The Moment of Revelation

The breakthrough came when Maxwell combined his four equations to ask a simple question: what would happen if you had electromagnetic fields with no charges or currents around—just pure fields propagating through empty space?

The mathematics led him to what physicists call a wave equation. His electric and magnetic fields could travel through space as waves, with the electric field creating the magnetic field, which in turn recreated the electric field, in an endless, self-sustaining dance.

But waves of what speed? Maxwell's equations gave him a precise answer: the speed would depend on two fundamental constants of nature—the electric permittivity and magnetic permeability of free space. When he plugged in the measured values of these constants, the calculation yielded approximately 300,000 kilometers per second.

Maxwell's heart must have skipped a beat. French physicist Hippolyte Fizeau had measured the speed of light just fifteen years earlier using ingenious experiments with rotating mirrors, arriving at almost exactly the same number.

The conclusion was inescapable: light was an electromagnetic wave.

The Invisible Spectrum Revealed

Maxwell's revelation went far beyond explaining the nature of visible light. His equations predicted that electromagnetic waves could exist at any frequency—not just the narrow band that human eyes happened to detect. The universe, Maxwell realized, must be filled with invisible forms of light, stretching across an entire electromagnetic spectrum.

Radio waves, microwaves, infrared radiation, ultraviolet light, X-rays, gamma rays—Maxwell's equations predicted them all, decades before experimental physicists would learn to detect and generate them. In 1865, Maxwell was essentially describing technologies that wouldn't be invented until the 20th century.

He even made a startling prediction: it should be possible to generate these electromagnetic waves artificially and use them to transmit information across vast distances without wires. Twenty-two years later, a young German physicist named Heinrich Hertz would prove Maxwell right, setting the stage for Marconi's radio and the entire telecommunications revolution.

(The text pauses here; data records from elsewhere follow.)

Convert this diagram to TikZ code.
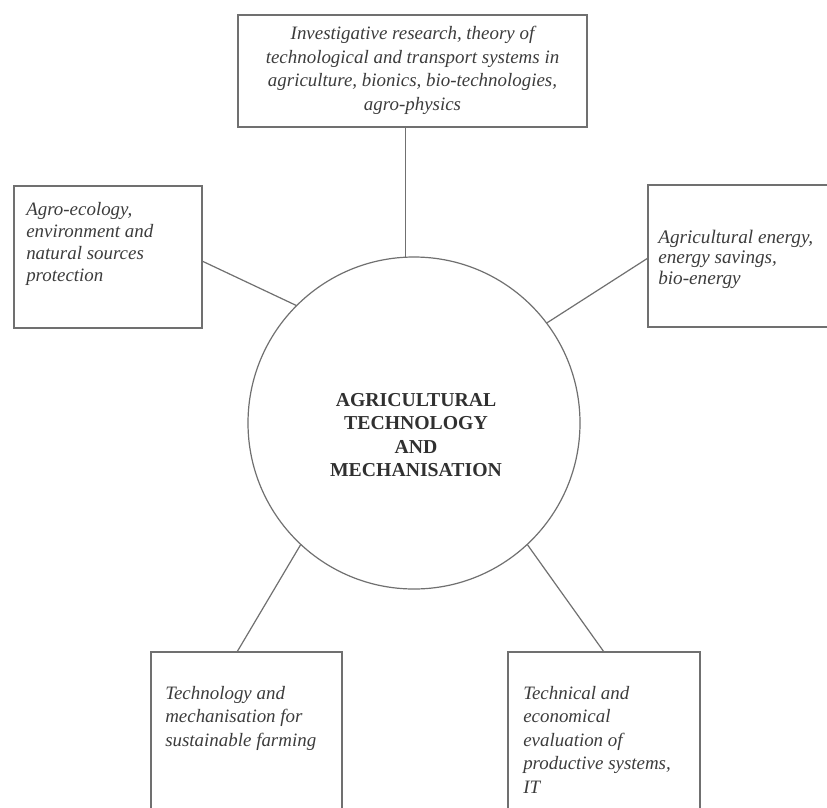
\documentclass[tikz,border=0pt]{standalone}
\usepackage{fontspec}
\setmainfont{Liberation Serif}
\usetikzlibrary{calc}
\definecolor{linegray}{HTML}{707070}
\definecolor{txtgray}{HTML}{3C3C3C}
\begin{document}
\begin{tikzpicture}[x=0.75pt,y=-0.75pt,
  box/.style={draw=linegray, line width=0.9pt, inner sep=0pt, outer sep=0pt},
  txt/.style={text=txtgray, font=\fontsize{14.2}{17.6}\selectfont\itshape, inner sep=0pt, align=left},
  link/.style={draw=linegray, line width=0.9pt}]
\useasboundingbox (0,0) rectangle (827,807);
\clip (0,0) rectangle (827,807);
\fill[white] (0,0) rectangle (827,807);

% central circle
\node[circle, draw=linegray, line width=0.9pt, minimum size=249pt, inner sep=0pt, outer sep=0pt] (c) at (414,423) {};
\node[text=txtgray!80!black, font=\fontsize{14.8}{17.5}\selectfont\bfseries, align=center, inner sep=0pt] (ctext) at (416,435)
  {AGRICULTURAL\\TECHNOLOGY\\AND\\MECHANISATION};

% boxes
\node[box, minimum width=261.75pt, minimum height=84pt] (top) at (412.5,71) {};
\node[txt, align=center, anchor=north] (toptext) at (412.5,26)
  {Investigative research, theory of\\technological and transport systems in\\agriculture, bionics, bio-technologies,\\agro-physics};

\node[box, minimum width=141pt, minimum height=106.5pt] (lb) at (108,257) {};
\node[txt, anchor=north west, font=\fontsize{14.2}{16.5}\selectfont\itshape] (lbtext) at (26,202)
  {Agro-ecology,\\environment and\\natural sources\\protection};

\node[box, minimum width=144pt, minimum height=106.5pt] (rb) at (744,256) {};
\node[txt, anchor=north west, font=\fontsize{14.4}{15.2}\selectfont\itshape] (rbtext) at (658,230)
  {Agricultural energy,\\energy savings,\\bio-energy};

\node[box, minimum width=143.25pt, minimum height=135pt] (bl) at (246.5,742) {};
\node[txt, anchor=north west] (bltext) at (165,686)
  {Technology and\\mechanisation for\\sustainable farming};

\node[box, minimum width=144pt, minimum height=135pt] (br) at (604,742) {};
\node[txt, anchor=north west] (brtext) at (523,686)
  {Technical and\\economical\\evaluation of\\productive systems,\\IT};

% connectors
\draw[link] (c.93.5) -- (c.93.5 |- top.south);
\draw[link] (c.135.7) -- ($(lb.east)+(0,4)$);
\draw[link] (c.37.1) -- ($(rb.west)+(0,2)$);
\draw[link] (c.227.6) -- ($(bl.north)+(-9.5,0)$);
\draw[link] (c.313.7) -- (br.north);
\end{tikzpicture}
\end{document}
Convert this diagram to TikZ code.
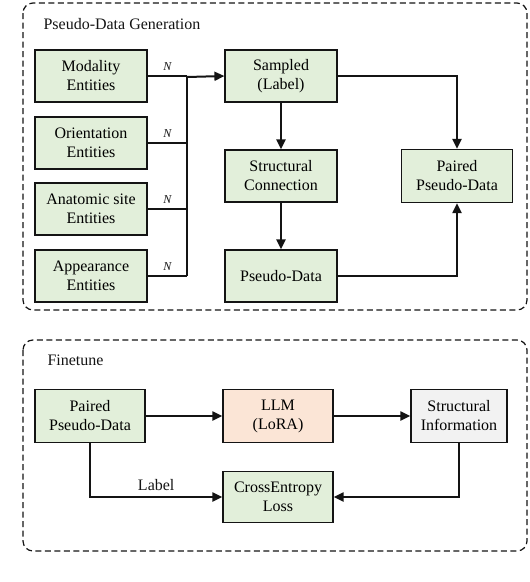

A Legacy That Illuminates the Modern World

Maxwell died tragically young at 48, just fourteen years after his electromagnetic breakthrough, never living to see how completely his equations would transform human civilization. But his mathematical legacy proved more durable than any monument.

Every time you use a cell phone, watch television, heat food in a microwave, or undergo an MRI scan, you're experiencing Maxwell's equations in action. The entire information age—from radio broadcasting to satellite navigation to wireless internet—rests on the foundation of electromagnetic theory that Maxwell constructed in his Cambridge study.

Einstein called Maxwell's work "the most profound and most fruitful that physics has experienced since the time of Newton." Those four elegant equations didn't just reveal light's secret—they opened humanity's eyes to the invisible forces that surround and connect us all. In showing that light, electricity, and magnetism were one phenomenon, Maxwell revealed something profound about the universe: that beneath its apparent complexity lies a beautiful, underlying unity, waiting to be discovered by those brave enough to look.

The next time you flip a light switch or send a text message, remember that stammering Scottish professor who saw connections where others saw only separation, and who discovered that light itself is nothing more—and nothing less—than the universe's own electromagnetic heartbeat, pulsing through space at 300 million meters per second.